Except we don’t, do we?  Condensed versions are more to our taste.  Let’s hear it quickly, then move on because we’ve grasped the basics.  Take the story of David and Goliath.  Even people who have never picked up a Bible think they know what it is about.  Common knowledge is that it’s the tale of the triumph of the underdog.  Little wins over big, against all odds.  If you sat through Sunday School, you may have been treated to a lesson with cheerful pictures.  But the saga in chapter 17 of the book of 1st Samuel has some distressing details that don’t make it into the sanitized version for children.  We heard some of it this morning.  If I had been cruel, I could have made X read the whole thing but I thought it would be hot in church this morning!

 

Would we really include the following details without adulterating them for those of a more tender disposition?

Verse 44:  The Philistine said to David, “Come to me, and I will give your flesh to the birds of the air and the wild animals of the field”.  To which David replies, “I will strike you down and cut off your head; and I will give the dead bodies of the Philistines army this very day to the birds of the air and the wild animals of the earth.”  (verse 46).   Then in the death scene, there is the description that “David put his hand in his bag, took out a stone, slung it, and struck the Philistine on his forehead; the stone sank into his forehead and he fell face down on the ground… then he grasped his sword [Goliath’s presumably] and killed him; then he cut off his head with it.”  (verse 50-51).  Now I know that children are resilient little creatures and that the latest Marvel Avengers movie has much worse violence, but I cringe a little.

 

Apparently, generations past were thought to be made of sturdier stuff.   Young Victorians were put to bed at night with the tales of Foxe’s Book of Martyrs, replete with painful and descriptive tortures and deaths.  How well would you sleep after hearing about Saints Felicitas and Perpetua, sentenced to death in March 205 A.D. for being Christians at the time of the Roman persecutions:

“When the day of execution arrived, they were led to the amphitheatre.  The others were ordered to run the gauntlet between the hunters such as had the care of the wild beasts.  The hunters being drawn up in two ranks, they ran between, and as they passed were severely lashed.  Felicitas and Perpetua were thrown to a beast.  The beast made his first attack upon Perpetua and stunned her; he then attacked Felicitas and wounded her much; but not killing them, the executioner did that office with a sword.”  Superhero stories have always been told with a purpose- to face evil in order to conquer in the name of Ultimate Good.

 

But I think many of us squirm when we meet up with stories like this, especially those from the Bible’s Old Testament.  We’d much rather avoid dealing with all the blood and the warfare and the jealous God of Israel smiting His enemies.  There are some concessions in the lectionary: suggestions of what verses to leave out in public worship, or skipping over the parts of psalms that are more reflective of the human condition than how we ought to pray.  Wouldn’t it be nicer to just read passages from the New Testament and emphasize a God of love and forgiveness?  *A note here:  this is not the reason that St.
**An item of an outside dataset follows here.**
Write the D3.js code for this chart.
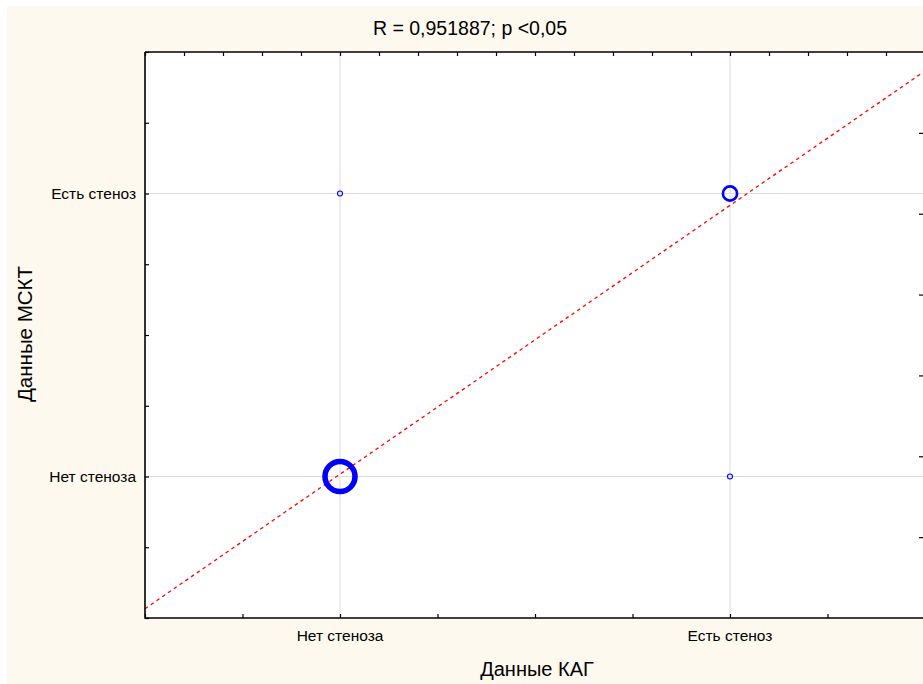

Johns is choosing to shift to two readings per Sunday for July and August.  It is a concession to a historic building that gets very warm in the summer!

 

Picking and choosing only the bits we want to deal in with the Bible is dishonest.  We can’t hide the nastier manifestations of being human under the carpet.  We don’t always know the motivations of the writers and editors of the books and why a story got recorded the way it did (that’s what studying the Bible can help with).  Most of all, we can’t pretend that faith will protect us from the uncomfortable and painful things that come up as a result of being exposed to the whole story.  Life is nasty at times.  So knowing how God has helped people face it is important.  That’s why the details add up.

 

After all, the life of Jesus is meaningless without the cross.  We proclaim that Jesus Christ is our Lord and Saviour.  Yet we much prefer the image of empty cross of the risen Christ to the crucifix portraying the dying man.  With trepidation, I have signed up for a course at the Vancouver School of Theology on theologies of the atonement.  In part, the syllabus reads:

 

“Many mainline Christians express discomfort with the doctrine of the atonement. Yet for the New Testament Christ’s saving work is central to our identity as Christians. What do we do with it then? Ignore it? Redo it? Creatively retrieve fragments from the tradition and reimplement them in preaching and worship in new ways? Or respond more forcefully to critiques of atonement that seem not to have taken its biblical and theological merits into account?  We will attend to feminist challenges of the atonement, to those anxious about the violence it seems implicitly at least to endorse, and the inarticulateness that results from two generations of neglect in the church. By the end we hope that you can preach, teach, design worship, and pray the atonement with some degree of confidence.” This is not actually my idea of a fun time for study leave, but it is important.  I want to be able to name and voice the hope that is in me.

Only when we struggle with the more difficult parts of scripture can we hope to move deeper in understanding God’s plan.  We have to deal with the darkness in order to find the light.  Name the struggle to grasp the hope before us.  There is in the story of David and Goliath an encouragement for us.  Each of us has to face up to the thing in our life that has taken on the face of Goliath.  Something so big and so dreadful that we feel small and helpless in comparison.  To do so, we have to have the courage and patience to learn the whole story.  The things we think we know and that we would name as important, but also the disturbing bits that don’t fit and may give us insight into the other.  Maybe our condensed version isn’t enough.   Perhaps we have been in denial about what we can and can’t do to bring about justice, forgiveness, or peace.

 

The answer is that strength comes from God.  He won’t surround you with bubble-wrap so that you don’t have to face the difficulties of life.  And you can’t keep layering on protective armour so that the painful experiences don’t touch you.  That will just weigh you down and keep you from moving forward.  Instead, you will find victory in having the courage to step up with what you have:  faith that the whole story is in God’s hands.   Amen.